One of the most difficult parts of our personal relationship with God is the fact that He uses the trials of life to increase our confidence in Him. Early on in my Christian life I discovered that life was hard. In fact, even after I married my wife and we had a family, it was hard to make ends meet. Recently I asked Him why He made it so hard. He answered, "You had to be convinced that you needed me." In being convinced that we need Him, our confidence in Him is heightened because through the trials we are positioned to see that He is our only hope.
We find ourselves asking, "Why would a good and loving God allow us to go through such things as the death of a child, disease and injury to ourselves and our loved ones, financial hardships, rejection and fear?" The Bible clearly teaches that God loves those who are His children, and "He works all things together for our good." This means our trials He allows so that we might be given the privilege to know Him in an increasingly intimate way.
Our passage for today reads, "Now the Midianites had sold him in Egypt to Potiphar, an officer of Pharaoh and captain of the guard."
This whole chapter starts with a picture of Jacob and his children, specifically Joseph, 17-years-old, the pride of his father. And we see Joseph talking with his brothers about dreams he’s having about him ruling over them. For obvious reasons that didn’t sit too well with his brothers, but it eventually led them to sell Joseph into slavery. At first, they were talking about killing him, but then they decided to sell him into slavery. And by the end of this chapter, this boy with this bright colored coat has been sold into slavery in Egypt to Potiphar, an officer of Pharaoh, the captain of the guard.
All of this just underscores the providence of God in the life of a yielded teenager. And, even though there would await for Joseph some intense moments of fighting off the advances of Potiphar's hot wife, God was still sovereign. A careful study of God's word reveals that God uses people who are not always the most qualified. Many times they were the least qualified! But what they did have, the needed depth of realizing that they desperately needed God, positioned them in a place of great usefulness. We learn that God uses people that are yielded and faithful to Him. God uses that man, that woman who is open and ready to be used by Him. He uses the ones who are willing to pay the price of personal sacrifice on behalf of the Lord Jesus. Sacrifice is the foundation to real community.

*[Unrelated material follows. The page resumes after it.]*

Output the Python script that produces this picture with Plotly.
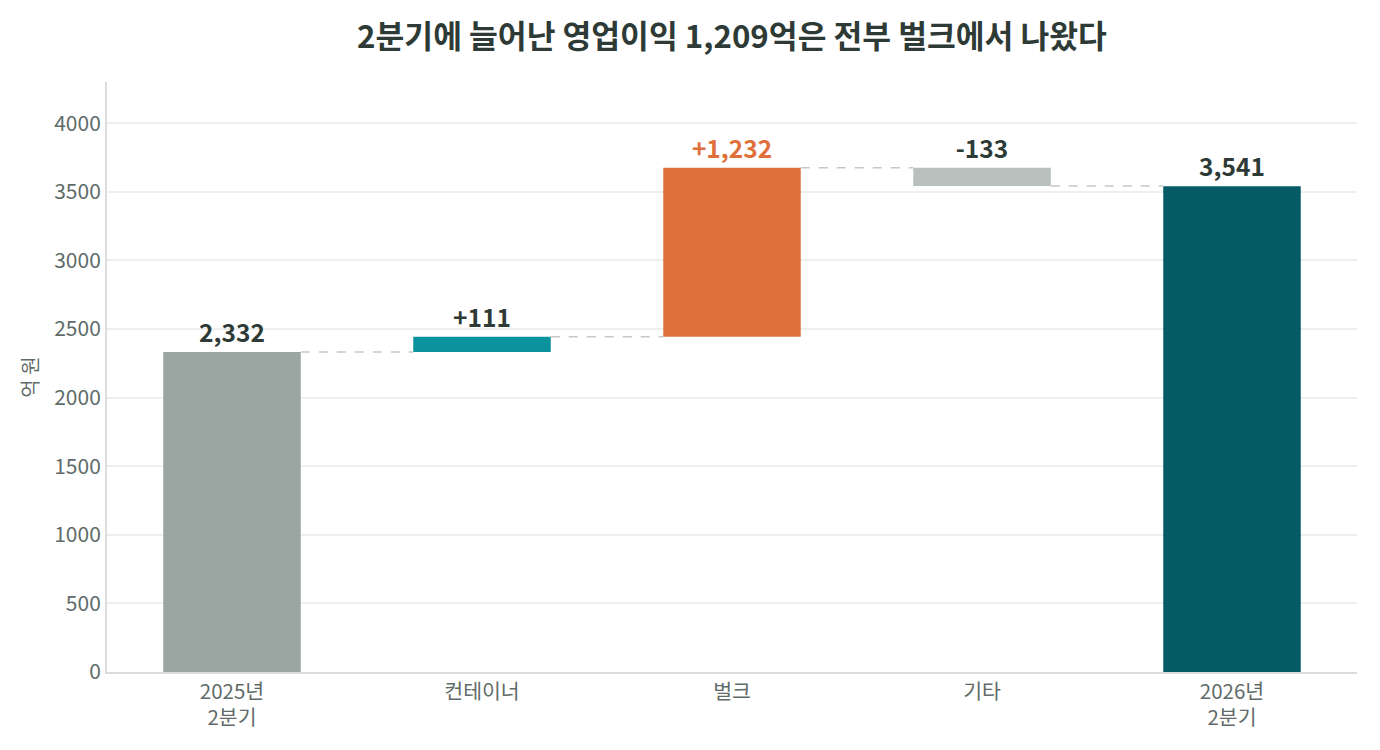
import plotly.graph_objects as go

categories = ["2025년<br>2분기", "컨테이너", "벌크", "기타", "2026년<br>2분기"]
values = [2332, 111, 1232, -133, 3541]
kinds = ["total", "delta", "delta", "delta", "total"]
labels = ["2,332", "+111", "+1,232", "-133", "3,541"]
colors = ["#9BA6A3", "#0A939C", "#E07039", "#B9C1BE", "#065B66"]
label_colors = ["#2D3A36", "#2D3A36", "#E07039", "#2D3A36", "#2D3A36"]

# compute bases
bases, heights, ends = [], [], []
run = 0
for v, k in zip(values, kinds):
    if k == "total":
        bases.append(0); heights.append(v); run = v
    else:
        lo = min(run, run + v)
        bases.append(lo); heights.append(abs(v)); run = run + v
    ends.append(run)

xs = list(range(len(categories)))
bw = 0.55
font = "Noto Sans CJK KR"

fig = go.Figure()
fig.add_trace(go.Bar(
    x=xs, y=heights, base=bases, width=bw,
    marker=dict(color=colors, line=dict(width=0)),
    text=[f"<b>{l}</b>" for l in labels], textposition="outside",
    textfont=dict(color=label_colors, size=24.5, family=font),
    cliponaxis=False, hoverinfo="skip",
))
for i in range(len(xs) - 1):
    fig.add_trace(go.Scatter(
        x=[xs[i] + bw / 2, xs[i + 1] - bw / 2], y=[ends[i], ends[i]],
        mode="lines", line=dict(color="#C4C9C7", width=1.5, dash="dash"),
        hoverinfo="skip",
    ))

fig.update_layout(
    width=1380, height=750, showlegend=False,
    paper_bgcolor="white", plot_bgcolor="white",
    margin=dict(l=99, r=31, t=74, b=86),
    font=dict(family=font, color="#5F6B68", size=20),
    title=dict(text="<b>2분기에 늘어난 영업이익 1,209억은 전부 벌크에서 나왔다</b>",
               x=0.5, xref="paper", xanchor="center", y=0.961, yanchor="middle",
               font=dict(size=31.3, color="#2D3A36", family=font)),
    xaxis=dict(tickvals=xs, ticktext=categories, range=[-0.5, 4.5],
               showgrid=False, zeroline=False, showline=True,
               linecolor="#D9DEDC", linewidth=2, ticks="",
               tickfont=dict(size=20.5, color="#5F6B68")),
    yaxis=dict(range=[0, 4300], dtick=500, showgrid=True, gridcolor="#ECEFEE",
               gridwidth=1.5, zeroline=False, showline=True, linecolor="#D9DEDC",
               linewidth=2, ticks="", tickfont=dict(size=21, color="#5F6B68"),
               title=dict(text="억 원", font=dict(size=20, color="#5F6B68"), standoff=10)),
)
fig.write_html("out.html")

D. L. Moody, the evangelist, significantly used by God, was convinced that total surrender to God was the key to successful ministry. This was reinforced in the early years of his ministry when he heard the British evangelist Henry Varley say, “The world has yet to see what God will do with and for and through and in and by the man who is fully and wholly consecrated to him.” Moody asked God to make him that man, and, boy did He. Dwight Moody wasn’t perfect. He was flawed and limited, but he was open to God’s use. Moody was willing to be less so that Christ could be more. In the end, God used the converted shoe salesman to become the leading evangelist of his day. Estimates vary, but Moody is thought to have been used of God to led as many as a million people to faith in the Lord Jesus Christ.